Data section>

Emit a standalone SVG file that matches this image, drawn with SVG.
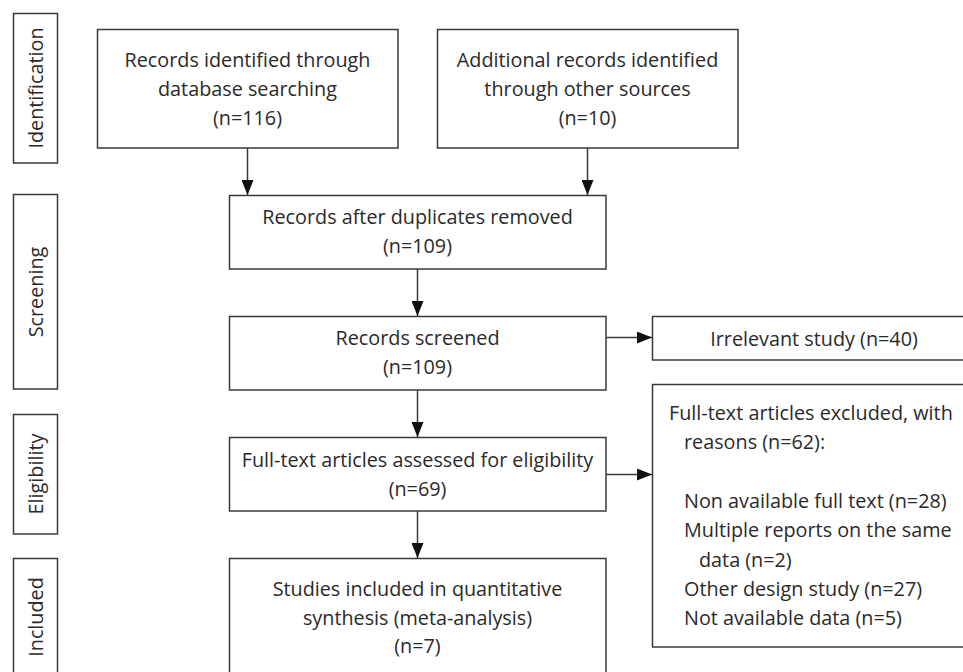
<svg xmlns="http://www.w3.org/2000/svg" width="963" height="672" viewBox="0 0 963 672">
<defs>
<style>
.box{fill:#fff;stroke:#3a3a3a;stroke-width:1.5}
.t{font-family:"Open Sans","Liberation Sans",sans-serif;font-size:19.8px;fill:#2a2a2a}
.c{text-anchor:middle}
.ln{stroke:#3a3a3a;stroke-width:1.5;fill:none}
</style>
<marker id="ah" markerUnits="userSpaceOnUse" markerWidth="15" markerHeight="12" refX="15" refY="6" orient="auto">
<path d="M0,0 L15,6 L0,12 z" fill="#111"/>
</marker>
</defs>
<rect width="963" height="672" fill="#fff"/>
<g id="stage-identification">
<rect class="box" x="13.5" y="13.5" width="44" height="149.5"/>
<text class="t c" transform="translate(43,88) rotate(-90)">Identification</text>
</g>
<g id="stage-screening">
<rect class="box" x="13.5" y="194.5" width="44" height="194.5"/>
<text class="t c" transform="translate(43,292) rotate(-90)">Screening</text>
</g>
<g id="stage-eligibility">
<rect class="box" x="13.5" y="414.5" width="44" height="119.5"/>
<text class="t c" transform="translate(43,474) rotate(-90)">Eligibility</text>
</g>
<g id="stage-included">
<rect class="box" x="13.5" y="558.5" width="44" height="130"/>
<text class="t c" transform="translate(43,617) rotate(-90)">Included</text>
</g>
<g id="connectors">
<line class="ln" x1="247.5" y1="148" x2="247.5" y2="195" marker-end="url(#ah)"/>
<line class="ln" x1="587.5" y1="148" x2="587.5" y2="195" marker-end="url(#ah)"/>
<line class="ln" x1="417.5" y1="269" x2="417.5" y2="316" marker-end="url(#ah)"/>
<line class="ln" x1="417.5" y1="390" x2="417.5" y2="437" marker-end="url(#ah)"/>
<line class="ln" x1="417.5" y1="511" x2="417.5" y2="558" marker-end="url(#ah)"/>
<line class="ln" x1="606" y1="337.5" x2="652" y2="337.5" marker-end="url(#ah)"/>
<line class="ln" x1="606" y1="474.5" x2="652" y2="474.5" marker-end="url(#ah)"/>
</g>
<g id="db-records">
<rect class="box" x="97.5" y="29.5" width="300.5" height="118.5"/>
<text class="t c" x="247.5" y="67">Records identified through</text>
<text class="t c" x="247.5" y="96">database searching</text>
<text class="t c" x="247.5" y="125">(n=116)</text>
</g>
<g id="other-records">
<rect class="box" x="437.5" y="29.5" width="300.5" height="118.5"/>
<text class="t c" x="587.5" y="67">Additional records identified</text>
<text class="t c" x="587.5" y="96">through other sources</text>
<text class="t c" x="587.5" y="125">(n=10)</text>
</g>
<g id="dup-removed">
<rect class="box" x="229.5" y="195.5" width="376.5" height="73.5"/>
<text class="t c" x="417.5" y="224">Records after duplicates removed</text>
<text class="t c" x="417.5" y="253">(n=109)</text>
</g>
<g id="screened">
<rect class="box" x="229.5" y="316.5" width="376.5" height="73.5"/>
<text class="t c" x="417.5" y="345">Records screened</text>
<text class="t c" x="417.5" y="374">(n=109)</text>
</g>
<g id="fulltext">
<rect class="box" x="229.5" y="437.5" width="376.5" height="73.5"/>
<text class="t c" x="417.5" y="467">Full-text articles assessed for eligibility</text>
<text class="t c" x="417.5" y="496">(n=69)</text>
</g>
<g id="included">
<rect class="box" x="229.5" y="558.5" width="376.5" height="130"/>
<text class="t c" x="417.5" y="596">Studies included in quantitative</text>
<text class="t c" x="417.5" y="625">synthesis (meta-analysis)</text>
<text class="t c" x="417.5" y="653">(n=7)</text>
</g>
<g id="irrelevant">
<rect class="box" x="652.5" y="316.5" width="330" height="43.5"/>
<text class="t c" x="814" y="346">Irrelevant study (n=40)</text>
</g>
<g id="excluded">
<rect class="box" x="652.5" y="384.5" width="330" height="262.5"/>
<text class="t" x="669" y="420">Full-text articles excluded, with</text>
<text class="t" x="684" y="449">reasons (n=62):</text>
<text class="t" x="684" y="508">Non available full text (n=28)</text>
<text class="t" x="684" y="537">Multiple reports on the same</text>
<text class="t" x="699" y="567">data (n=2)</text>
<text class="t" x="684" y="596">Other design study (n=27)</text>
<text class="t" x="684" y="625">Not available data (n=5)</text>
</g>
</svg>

Task instructions>
Give nothing but the count of lines in the listing above that hold the string "with".

Answer in full>
2